I am not an outsider. I am an Appalachian. Virginia-based Massey Energy is an outsider. The people who live in the mountains and work on the mine sites work harder, longer hours and make less money than those who work at Massey’s headquarters in Richmond. All the people here should control how the land around them is used and they should profit the most from it, not people in an office far away who aren’t as impacted by the decisions they make that destroy our mountains.
I and most activists I know are not paid. We are volunteers. Groups like Mountain Justice and Climate Ground Zero help raise funds for legal fees and action supplies, but don’t pay people. Their money is donated by people who support the abolishment of mountaintop removal. They have budgets of just a few thousand dollars each. Massey has billions of dollars. They recently laid off workers and raised CEO Don Blankenship’s salary.
I and most activists I know do not support the EPA. They are not doing enough to stop the destruction of our mountains. While they review permits, the explosions are still going off in our home every day.

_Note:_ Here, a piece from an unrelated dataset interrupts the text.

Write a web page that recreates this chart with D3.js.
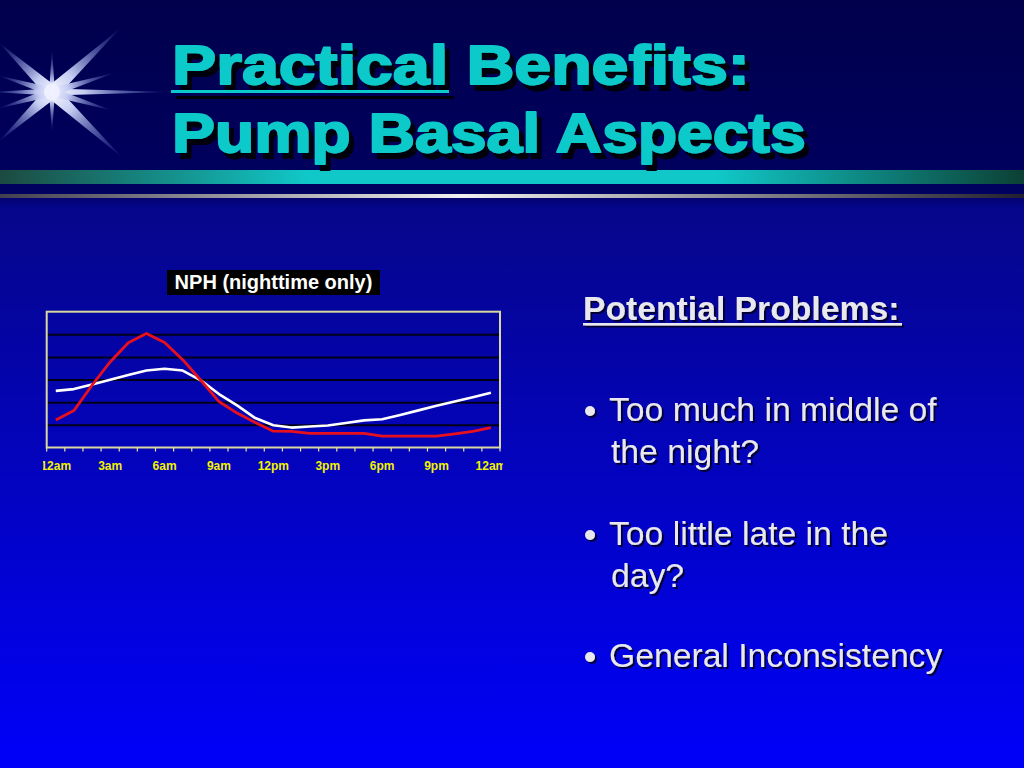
<!DOCTYPE html>
<html>
<head>
<meta charset="utf-8">
<script src="https://cdn.jsdelivr.net/npm/d3@7"></script>
<style>
  html, body { margin: 0; padding: 0; background: #000050; }
  svg { display: block; }
</style>
</head>
<body>
<div id="slide"></div>
<script>
// hourly basal profile, 12am -> 12am
const hours = ["12am","1am","2am","3am","4am","5am","6am","7am","8am","9am","10am","11am",
  "12pm","1pm","2pm","3pm","4pm","5pm","6pm","7pm","8pm","9pm","10pm","11pm","12am "]
const tickLabels = ["12am","3am","6am","9am","12pm","3pm","6pm","9pm","12am "]
const nphValues = [1.22, 1.63, 2.75, 3.78, 4.63, 5.04, 4.64, 3.88, 2.97, 2.03, 1.52, 1.1,
  0.72, 0.71, 0.62, 0.62, 0.62, 0.62, 0.5, 0.5, 0.5, 0.5, 0.6, 0.71, 0.88]
const needValues = [2.5, 2.58, 2.78, 2.99, 3.2, 3.4, 3.48, 3.4, 2.97, 2.36, 1.86, 1.3,
  0.98, 0.88, 0.93, 0.97, 1.08, 1.2, 1.25, 1.44, 1.64, 1.84, 2.03, 2.22, 2.42]
const gridValues = [1, 2, 3, 4, 5]

const titleLines = ["Practical Benefits:", "Pump Basal Aspects"]
const titleWidths = [578, 634]
const chartTitle = "NPH (nighttime only)"
const heading = "Potential Problems:"
const bullets = [
  ["Too much in middle of", "the night?"],
  ["Too little late in the", "day?"],
  ["General Inconsistency"]
]

const W = 1024, H = 768
const font = "'Liberation Sans', Arial, sans-serif"
const plot = {left: 46.7, right: 500, top: 311.7, bottom: 447.5}

const svg = d3.select("#slide").append("svg")
  .attr("width", W).attr("height", H)
  .style("font-family", font)

const defs = svg.append("defs")

// background
const bg = defs.append("linearGradient").attr("id", "bg")
  .attr("x1", 0).attr("y1", 0).attr("x2", 0).attr("y2", 1)
bg.append("stop").attr("offset", "0").attr("stop-color", "#00004c")
bg.append("stop").attr("offset", "0.25").attr("stop-color", "#000060")
bg.append("stop").attr("offset", "0.27").attr("stop-color", "#06068a")
bg.append("stop").attr("offset", "1").attr("stop-color", "#0000fa")

svg.append("rect").attr("width", W).attr("height", H).attr("fill", "url(#bg)")

// shadows
defs.append("filter").attr("id", "titleShadow")
  .attr("x", "-5%").attr("y", "-10%").attr("width", "115%").attr("height", "130%")
  .append("feDropShadow").attr("dx", 5).attr("dy", 6).attr("stdDeviation", 0.6)
  .attr("flood-color", "#000010").attr("flood-opacity", 1)
defs.append("filter").attr("id", "textShadow")
  .attr("x", "-5%").attr("y", "-10%").attr("width", "115%").attr("height", "130%")
  .append("feDropShadow").attr("dx", 2).attr("dy", 2).attr("stdDeviation", 0.5)
  .attr("flood-color", "#000028").attr("flood-opacity", 0.9)

// teal band + gray rule
const teal = defs.append("linearGradient").attr("id", "teal")
teal.append("stop").attr("offset", "0").attr("stop-color", "#1c4a40")
teal.append("stop").attr("offset", "0.3").attr("stop-color", "#10c8c8")
teal.append("stop").attr("offset", "0.7").attr("stop-color", "#10c8c8")
teal.append("stop").attr("offset", "1").attr("stop-color", "#0c4034")
svg.append("rect").attr("x", 0).attr("y", 170).attr("width", W).attr("height", 14)
  .attr("fill", "url(#teal)")

const rule = defs.append("linearGradient").attr("id", "rule")
rule.append("stop").attr("offset", "0").attr("stop-color", "#404050")
rule.append("stop").attr("offset", "0.45").attr("stop-color", "#f0f0f0")
rule.append("stop").attr("offset", "1").attr("stop-color", "#202030")
svg.append("rect").attr("x", 0).attr("y", 194).attr("width", W).attr("height", 4)
  .attr("fill", "url(#rule)")

// star burst
const ray = defs.append("linearGradient").attr("id", "ray")
ray.append("stop").attr("offset", "0").attr("stop-color", "#ffffff")
ray.append("stop").attr("offset", "0.3").attr("stop-color", "#c4ccf2")
ray.append("stop").attr("offset", "1").attr("stop-color", "#4050b0").attr("stop-opacity", 0.15)

const rays = [
  [0, 118, 3.5], [180, 60, 3.5], [-90, 42, 3], [90, 40, 3],
  [-43, 93, 7], [43, 95, 7], [-137, 72, 7], [137, 72, 7],
  [-17, 65, 4.5], [17, 62, 4.5], [-163, 55, 4.5], [163, 55, 4.5]
]
const starG = svg.append("g").attr("transform", "translate(52,92)")
starG.selectAll("path").data(rays).join("path")
  .attr("transform", d => `rotate(${d[0]})`)
  .attr("d", d => `M0,${-d[2]}L${d[1]},0L0,${d[2]}L${-4},0Z`)
  .attr("fill", "url(#ray)")
starG.append("circle").attr("r", 8).attr("fill", "#eef0ff").attr("opacity", 0.95)

// title: wide heavy face, so stretch each line horizontally to its width
const title = svg.append("g").attr("filter", "url(#titleShadow)")
  .style("font-weight", "bold").style("font-size", "55px")
titleLines.forEach((t, i) => {
  const g = title.append("g")
  const node = g.append("text").attr("fill", "#10caca")
    .attr("stroke", "#10caca").attr("stroke-width", 1.8).attr("stroke-linejoin", "round")
    .text(t).node()
  const sx = titleWidths[i] / node.getComputedTextLength()
  g.attr("transform", `translate(172,${84 + i * 68}) scale(${sx},1)`)
})
title.append("rect").attr("x", 171).attr("y", 90).attr("width", 278).attr("height", 3).attr("fill", "#10caca")

// chart
const x = d3.scaleBand().domain(hours).range([plot.left, plot.right])
const y = d3.scaleLinear().domain([0, 6]).range([plot.bottom, plot.top])
const cx = d => x(d) + x.bandwidth() / 2

const chart = svg.append("g")

chart.append("g")
  .attr("transform", `translate(${plot.left},0)`)
  .call(d3.axisLeft(y).tickValues(gridValues).tickSize(-(plot.right - plot.left)).tickFormat(""))
  .call(g => g.select(".domain").remove())
  .call(g => g.selectAll("line").attr("stroke", "#000018").attr("stroke-width", 2))

chart.append("rect")
  .attr("x", plot.left).attr("y", plot.top)
  .attr("width", plot.right - plot.left).attr("height", plot.bottom - plot.top)
  .attr("fill", "none").attr("stroke", "#d8d8a0").attr("stroke-width", 2)

// boundary ticks under the axis
const edges = hours.map(h => x(h)).concat([plot.right])
chart.selectAll("line.tk").data(edges).join("line").attr("class", "tk")
  .attr("x1", d => d).attr("x2", d => d)
  .attr("y1", plot.bottom).attr("y2", plot.bottom + 4)
  .attr("stroke", "#e8e8a0").attr("stroke-width", 1.2)

const line = d3.line().x((d, i) => cx(hours[i])).y(d => y(d))

chart.append("path").datum(needValues)
  .attr("d", line).attr("fill", "none")
  .attr("stroke", "#ffffff").attr("stroke-width", 2.6).attr("stroke-linejoin", "round")

chart.append("path").datum(nphValues)
  .attr("d", line).attr("fill", "none")
  .attr("stroke", "#e8101c").attr("stroke-width", 2.8).attr("stroke-linejoin", "round")

// x labels, clipped at the chart frame like the original
defs.append("clipPath").attr("id", "lblclip")
  .append("rect").attr("x", 43).attr("y", 450).attr("width", 460).attr("height", 30)

chart.append("g").attr("clip-path", "url(#lblclip)")
  .append("g")
  .attr("transform", `translate(0,${plot.bottom})`)
  .call(d3.axisBottom(x).tickValues(tickLabels).tickSize(0).tickPadding(14))
  .call(g => g.select(".domain").remove())
  .call(g => g.selectAll("text")
    .attr("fill", "#f2f200").style("font-size", "12px").style("font-weight", "bold")
    .style("font-family", font).text(d => d.trim()))

// chart title
const ct = svg.append("g")
ct.append("rect").attr("x", 167).attr("y", 270).attr("width", 213).attr("height", 25).attr("fill", "#000")
ct.append("text").attr("x", 273.5).attr("y", 289).attr("text-anchor", "middle")
  .attr("fill", "#fff").style("font-weight", "bold").style("font-size", "20px")
  .text(chartTitle)

// right text block
const txt = svg.append("g").attr("filter", "url(#textShadow)")
  .style("font-size", "33.7px").attr("fill", "#e8e8ee")
txt.append("text").attr("x", 583).attr("y", 320).style("font-weight", "bold").text(heading)
txt.append("rect").attr("x", 583).attr("y", 323).attr("width", 319).attr("height", 2.5)

const bulletBase = [421, 545, 667]
bullets.forEach((lines, i) => {
  const by = bulletBase[i]
  txt.append("circle").attr("cx", 590).attr("cy", by - 10).attr("r", 5)
  lines.forEach((s, j) => {
    txt.append("text").attr("x", j ? 611 : 609).attr("y", by + j * 42).text(s)
  })
})
</script>
</body>
</html>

I climbed a tree to defend God’s beautiful divine creations: the people who live below the Brushy Fork sludge impoundment being threatened with imminent death by the blasting, the plants and animals being slaughtered, Coal River Mountain, our air and our water. The actions of my friends and I were nonviolent and defensive. Massey’s actions are violent and offensive. They blasted air horns and sirens at us in the trees almost nonstop for days on end. They have said that 998 people will die if the dam there fails, yet they set off explosives near it. It is an unlined earthen dam and those fail, like the one operated by TVA near my home in Tennessee that spilled 1.6 billion gallons of coal waste just over a year ago, practically destroying an entire community. Brush Fork holds back over 7 billion gallons, for now. It may not hold it back much longer if we don’t stop the blasting.